::: Task input :::
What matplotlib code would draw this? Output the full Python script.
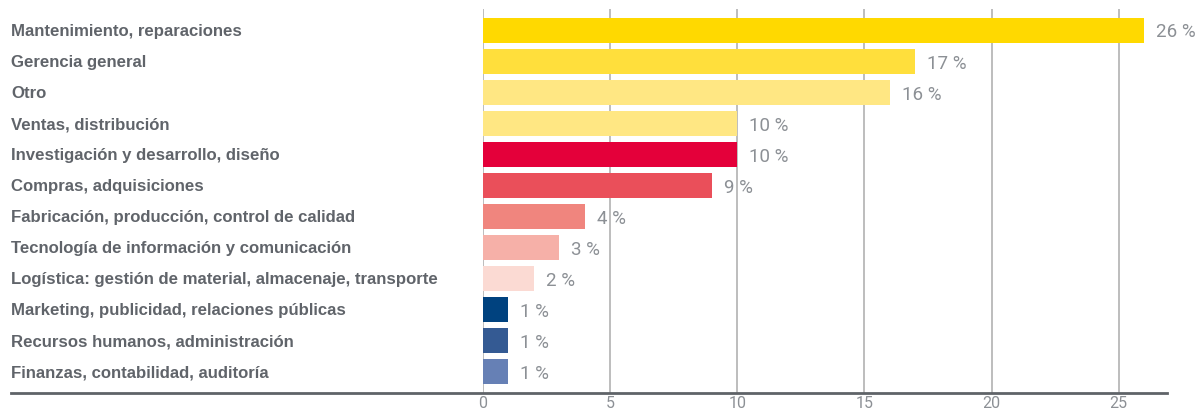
import matplotlib
matplotlib.use("Agg")
import matplotlib.pyplot as plt

# data
categories = [
    "Mantenimiento, reparaciones",
    "Gerencia general",
    "Otro",
    "Ventas, distribución",
    "Investigación y desarrollo, diseño",
    "Compras, adquisiciones",
    "Fabricación, producción, control de calidad",
    "Tecnología de información y comunicación",
    "Logística: gestión de material, almacenaje, transporte",
    "Marketing, publicidad, relaciones públicas",
    "Recursos humanos, administración",
    "Finanzas, contabilidad, auditoría",
]
values = [26, 17, 16, 10, 10, 9, 4, 3, 2, 1, 1, 1]
colors = ["#FFD900", "#FFDF3C", "#FFE783", "#FFE783", "#E4003A", "#EA4F5A",
          "#F0857E", "#F6B0A8", "#FBDAD3", "#00427F", "#345A93", "#6680B5"]
xticks = [0, 5, 10, 15, 20, 25]

W, H = 1199, 413
fig = plt.figure(figsize=(W / 100, H / 100), dpi=100)
ax_l, ax_r, ax_t, ax_b = 483, 1167, 9, 393
ax = fig.add_axes([ax_l / W, (H - ax_b) / H, (ax_r - ax_l) / W, (ax_b - ax_t) / H])

ypos = list(range(len(values)))
ax.barh(ypos, values, height=0.8, color=colors, zorder=3)
ax.set_xlim(0, 26.9)
ax.set_ylim(len(values) - 1 + 0.69, -0.69)

# value labels
for y, v in zip(ypos, values):
    ax.annotate(f"{v} %", (v, y), xytext=(8.6, -1.5), textcoords="offset points",
                ha="left", va="center", fontsize=13.5, color="#8C9095",
                family="Roboto", zorder=5)

# category labels at left edge of figure
for y, c in zip(ypos, categories):
    ax.annotate(c, xy=(11 / W, y), xycoords=("figure fraction", "data"),
                xytext=(0, -1), textcoords="offset points",
                ha="left", va="center", fontsize=12.1, fontweight="bold",
                color="#60646A", family="Liberation Sans")

ax.set_xticks(xticks)
ax.set_yticks([])
ax.tick_params(axis="x", length=0, pad=2, labelsize=11.5, labelcolor="#8C9095")
for lab in ax.get_xticklabels():
    lab.set_family("Roboto")
ax.grid(axis="x", color="#B8B8B8", linewidth=1.3, zorder=0)
for s in ax.spines.values():
    s.set_visible(False)

# bottom rule running under the labels too
ax.plot([-(ax_l - 11) / (ax_r - ax_l), 1.0], [0, 0], transform=ax.transAxes,
        color="#5F6368", linewidth=2.0, clip_on=False, zorder=4)

fig.savefig("out.png", dpi=100)
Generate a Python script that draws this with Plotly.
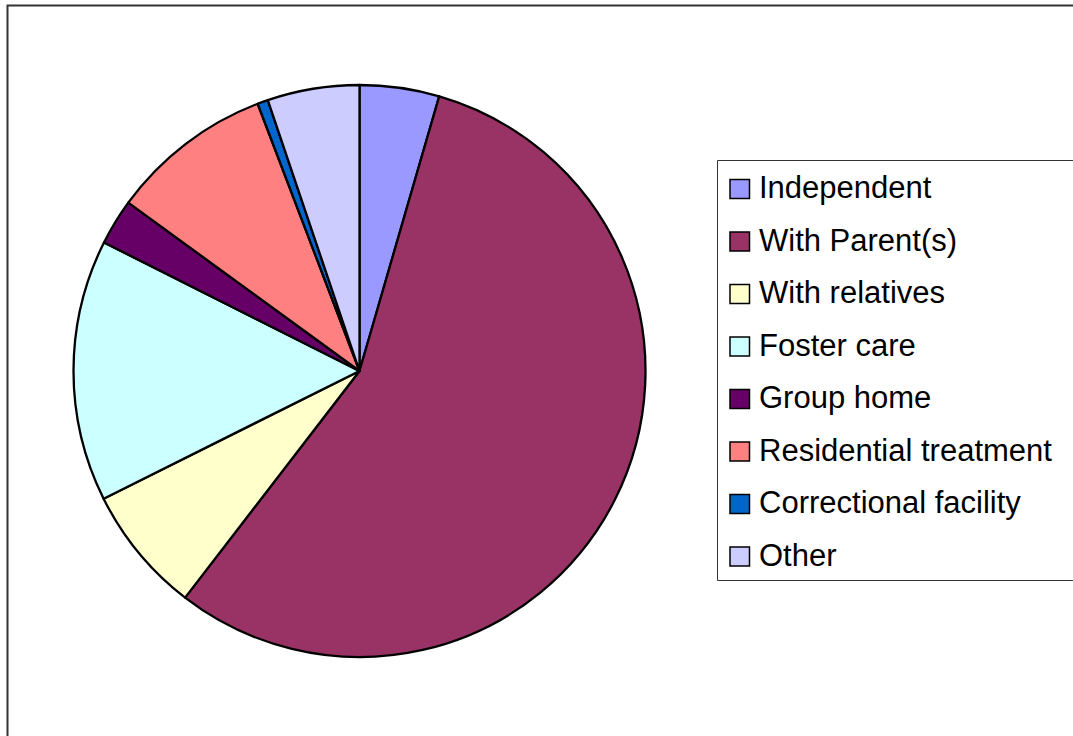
import plotly.graph_objects as go

labels = ["Independent", "With Parent(s)", "With relatives", "Foster care",
          "Group home", "Residential treatment", "Correctional facility", "Other"]
values = [4.5, 56.0, 7.2, 14.8, 2.6, 9.2, 0.6, 5.2]
colors = ["#9999FF", "#993366", "#FFFFCC", "#CCFFFF",
          "#660066", "#FF8080", "#0066CC", "#CCCCFF"]

W, H = 1073, 736

fig = go.Figure(go.Pie(
    labels=labels, values=values, sort=False, direction="clockwise", rotation=0,
    marker=dict(colors=colors, line=dict(color="black", width=2.3)),
    textinfo="none", hoverinfo="label+percent", showlegend=False,
    domain=dict(x=[73.5 / W, 645.5 / W], y=[1 - 657 / H, 1 - 85 / H]),
))

def px(x):
    return x / W

def py(y):
    return 1 - y / H

shapes = [
    # outer chart frame
    dict(type="rect", xref="paper", yref="paper", x0=px(7.5), x1=px(W + 20),
         y0=py(H + 20), y1=py(5.5), line=dict(color="#333333", width=2),
         fillcolor="rgba(0,0,0,0)", layer="below"),
    # legend box
    dict(type="rect", xref="paper", yref="paper", x0=px(717.5), x1=px(W + 20),
         y0=py(580.5), y1=py(160.5), line=dict(color="#333333", width=1),
         fillcolor="rgba(0,0,0,0)"),
]
annotations = []
y0, step = 189.0, 52.5
for i, (lab, col) in enumerate(zip(labels, colors)):
    yc = y0 + i * step
    shapes.append(dict(type="rect", xref="paper", yref="paper",
                       x0=px(730), x1=px(749.5), y0=py(yc + 9.5), y1=py(yc - 9.5),
                       fillcolor=col, line=dict(color="black", width=1.5)))
    annotations.append(dict(xref="paper", yref="paper", x=px(757), y=py(yc - 1.5),
                            xanchor="left", yanchor="middle", text=lab, showarrow=False,
                            font=dict(family="Liberation Sans, Arial, sans-serif",
                                      size=31, color="black")))

fig.update_layout(
    width=W, height=H, margin=dict(l=0, r=0, t=0, b=0),
    paper_bgcolor="white", plot_bgcolor="white",
    shapes=shapes, annotations=annotations,
)

fig.write_html(
    "out.html",
    config={"displayModeBar": False},
    post_script="document.body.style.margin='0px';document.body.style.overflow='hidden';",
)
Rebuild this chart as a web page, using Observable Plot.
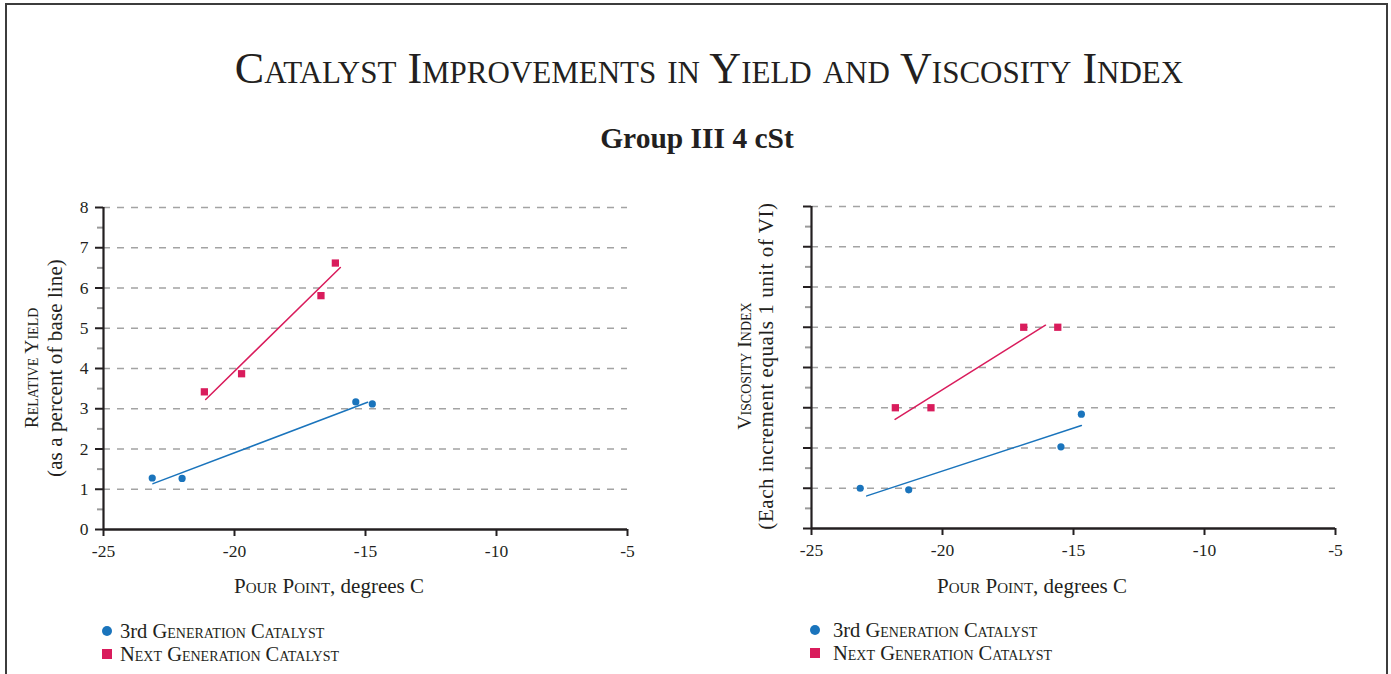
<!DOCTYPE html>
<html>
<head>
<meta charset="utf-8">
<script src="https://cdn.jsdelivr.net/npm/d3@7"></script>
<script src="https://cdn.jsdelivr.net/npm/@observablehq/plot@0.6"></script>
<style>
html, body { margin: 0; padding: 0; background: #fff; }
#page { position: relative; width: 1391px; height: 674px; overflow: hidden; font-family: "Liberation Serif", "DejaVu Serif", serif; color: #231f20; background: #fff; }
#frame { position: absolute; left: 5px; top: 3px; width: 1383px; height: 720px; border: 2px solid #3c3c3c; box-sizing: border-box; }
.abs { position: absolute; white-space: nowrap; line-height: 1; }
.c { transform: translate(-50%, -50%); }
.rot { transform: translate(-50%, -50%) rotate(-90deg); }
.sc { font-variant: small-caps; }
.nv { font-variant: normal; }
.chart { position: absolute; }
.leg { position: absolute; white-space: nowrap; line-height: 1; font-variant: small-caps; transform: translateY(-50%); }
.mk { position: absolute; transform: translate(-50%, -50%); }
</style>
</head>
<body>
<div id="page">
  <div id="frame"></div>
  <div id="title" class="abs c sc" style="left:709px; top:69px; font-size:44px;"></div>
  <div id="subtitle" class="abs c" style="left:697px; top:139px; font-size:29.5px; font-weight:bold;"></div>
</div>
<script>
// ---------- text ----------
const titleText = "Catalyst Improvements in Yield and Viscosity Index";
const subtitleText = "Group III 4 cSt";
const xTitleSC = "Pour Point";
const xTitleRest = ", degrees C";
const leftYTitle = "Relative Yield";
const leftYSub = "(as a percent of base line)";
const rightYTitle = "Viscosity Index";
const rightYSub = "(Each increment equals 1 unit of VI)";
const seriesPrefix = ["3rd ", ""];
const seriesNames = ["Generation Catalyst", "Next Generation Catalyst"];
const seriesColors = ["#1a74bc", "#d91c5c"];

// ---------- ticks ----------
const xTicks = [-25, -20, -15, -10, -5];
const yTicks = [0, 1, 2, 3, 4, 5, 6, 7, 8];
const yMinorTicks = [0.5, 1.5, 2.5, 3.5, 4.5, 5.5, 6.5, 7.5];
const yGrid = [1, 2, 3, 4, 5, 6, 7, 8];

// ---------- left chart: relative yield ----------
const yield3rdX = [-23.14, -22.0, -15.37, -14.74];
const yield3rdY = [1.28, 1.27, 3.17, 3.12];
const yieldNextX = [-21.15, -19.73, -16.70, -16.15];
const yieldNextY = [3.42, 3.87, 5.81, 6.62];
const yield3rdTrendX = [-23.11, -14.92];
const yield3rdTrendY = [1.14, 3.16];
const yieldNextTrendX = [-21.10, -15.96];
const yieldNextTrendY = [3.23, 6.51];

// ---------- right chart: viscosity index ----------
const vi3rdX = [-23.14, -21.29, -15.48, -14.70];
const vi3rdY = [1.00, 0.96, 2.03, 2.84];
const viNextX = [-21.80, -20.44, -16.90, -15.60];
const viNextY = [3.0, 3.0, 5.0, 5.0];
const vi3rdTrendX = [-22.89, -14.70];
const vi3rdTrendY = [0.81, 2.56];
const viNextTrendX = [-21.81, -16.07];
const viNextTrendY = [2.71, 5.05];

const zip = (xs, ys) => xs.map((x, i) => ({x, y: ys[i]}));
const INK = "#231f20";

function chart(o) {
  return Plot.plot({
    width: o.width, height: o.height,
    marginLeft: o.ml, marginRight: o.mr, marginTop: o.mt, marginBottom: o.mb,
    x: {domain: [-25, -5]},
    y: {domain: [0, 8]},
    style: {fontFamily: "Liberation Serif, serif", fontSize: "17px", color: INK, background: "transparent"},
    marks: [
      Plot.gridY(yGrid, {stroke: "#a3a3a3", strokeOpacity: 1, strokeWidth: 1.5, strokeDasharray: "7,7"}),
      Plot.axisY(yMinorTicks, {tickSize: 6, stroke: "#9a9a9a", strokeWidth: 2, fill: "none", label: null}),
      Plot.axisY(yTicks, {tickSize: 8, tickPadding: 7, stroke: INK, strokeWidth: 2, fill: o.yLabels ? INK : "none", label: null, fontSize: 17.5, tickFormat: d => String(d)}),
      Plot.axisX(xTicks, {tickSize: 7, tickPadding: 8, stroke: INK, strokeWidth: 2, fill: INK, label: null, fontSize: 17.5, tickFormat: d => String(d)}),
      Plot.ruleX([-25], {stroke: INK, strokeWidth: 2.2}),
      Plot.ruleY([0], {stroke: INK, strokeWidth: 2.5}),
      Plot.line(zip(o.t3x, o.t3y), {x: "x", y: "y", stroke: seriesColors[0], strokeWidth: 1.5}),
      Plot.line(zip(o.tNx, o.tNy), {x: "x", y: "y", stroke: seriesColors[1], strokeWidth: 1.5}),
      Plot.dot(zip(o.x3, o.y3), {x: "x", y: "y", r: 3.6, fill: seriesColors[0], symbol: "circle"}),
      Plot.dot(zip(o.xN, o.yN), {x: "x", y: "y", r: 4.1, fill: seriesColors[1], symbol: "square"})
    ]
  });
}

const page = document.getElementById("page");
document.getElementById("title").textContent = titleText;
document.getElementById("subtitle").textContent = subtitleText;

function place(el, left, top) {
  el.classList.add("chart");
  el.style.left = left + "px";
  el.style.top = top + "px";
  page.appendChild(el);
}

const leftChart = chart({
  width: 690, height: 400, ml: 103, mr: 63, mt: 27, mb: 51, yLabels: true,
  x3: yield3rdX, y3: yield3rdY, xN: yieldNextX, yN: yieldNextY,
  t3x: yield3rdTrendX, t3y: yield3rdTrendY, tNx: yieldNextTrendX, tNy: yieldNextTrendY
});
place(leftChart, 0, 180);

const rightChart = chart({
  width: 690, height: 400, ml: 111, mr: 55, mt: 26, mb: 52, yLabels: false,
  x3: vi3rdX, y3: vi3rdY, xN: viNextX, yN: viNextY,
  t3x: vi3rdTrendX, t3y: vi3rdTrendY, tNx: viNextTrendX, tNy: viNextTrendY
});
place(rightChart, 700, 180);

function addText(parts, cls, left, top, size, spacing) {
  const d = document.createElement("div");
  d.className = "abs " + cls;
  d.style.left = left + "px";
  d.style.top = top + "px";
  d.style.fontSize = size + "px";
  if (spacing) d.style.letterSpacing = spacing + "px";
  parts.forEach(([text, c]) => {
    const s = document.createElement("span");
    if (c) s.className = c;
    s.textContent = text;
    d.appendChild(s);
  });
  page.appendChild(d);
  return d;
}

// axis titles
addText([[xTitleSC, "sc"], [xTitleRest, "nv"]], "c", 329, 586, 21);
addText([[xTitleSC, "sc"], [xTitleRest, "nv"]], "c", 1032, 586, 21);
addText([[leftYTitle, "sc"]], "rot", 32, 368, 19.5);
addText([[leftYSub, ""]], "rot", 55, 368, 21, 0.1);
addText([[rightYTitle, "sc"]], "rot", 745, 366, 19.5);
addText([[rightYSub, ""]], "rot", 766, 366, 21, 0.55);

// legends
function legend(mx, tx, y1, y2) {
  const rows = [[y1, "circle"], [y2, "square"]];
  rows.forEach(([y, shape], i) => {
    const svg = document.createElementNS("http://www.w3.org/2000/svg", "svg");
    svg.setAttribute("width", 12); svg.setAttribute("height", 12);
    svg.setAttribute("class", "mk");
    svg.style.left = mx + "px"; svg.style.top = y + "px";
    if (shape === "circle") {
      const c = document.createElementNS("http://www.w3.org/2000/svg", "circle");
      c.setAttribute("cx", 6); c.setAttribute("cy", 6); c.setAttribute("r", 5);
      c.setAttribute("fill", seriesColors[i]);
      svg.appendChild(c);
    } else {
      const r = document.createElementNS("http://www.w3.org/2000/svg", "rect");
      r.setAttribute("x", 1); r.setAttribute("y", 1); r.setAttribute("width", 10); r.setAttribute("height", 10);
      r.setAttribute("fill", seriesColors[i]);
      svg.appendChild(r);
    }
    page.appendChild(svg);
    const t = document.createElement("div");
    t.className = "leg";
    t.style.left = tx + "px"; t.style.top = y + "px";
    t.style.fontSize = "20.5px";
    if (seriesPrefix[i]) {
      const p = document.createElement("span");
      p.className = "nv";
      p.textContent = seriesPrefix[i];
      t.appendChild(p);
    }
    const n = document.createElement("span");
    n.textContent = seriesNames[i];
    t.appendChild(n);
    page.appendChild(t);
  });
}
legend(107, 120, 631, 654);
legend(815, 833, 630, 653);
</script>
</body>
</html>
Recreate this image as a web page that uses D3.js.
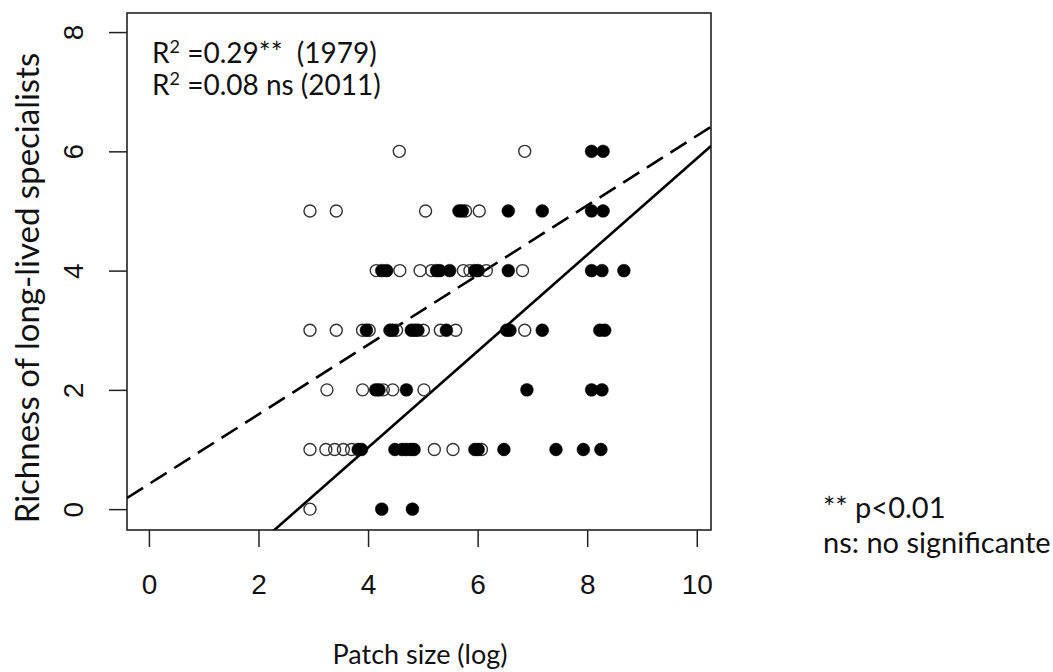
:::
■ Stated goal
From the first line of the listing above, repeat every line through the one holding "import matplotlib.pyplot as plt". Both ends count, and pictures stay out.

■ Correct response
What matplotlib code would draw this? Output the full Python script.
import matplotlib
matplotlib.use("Agg")
import matplotlib.pyplot as plt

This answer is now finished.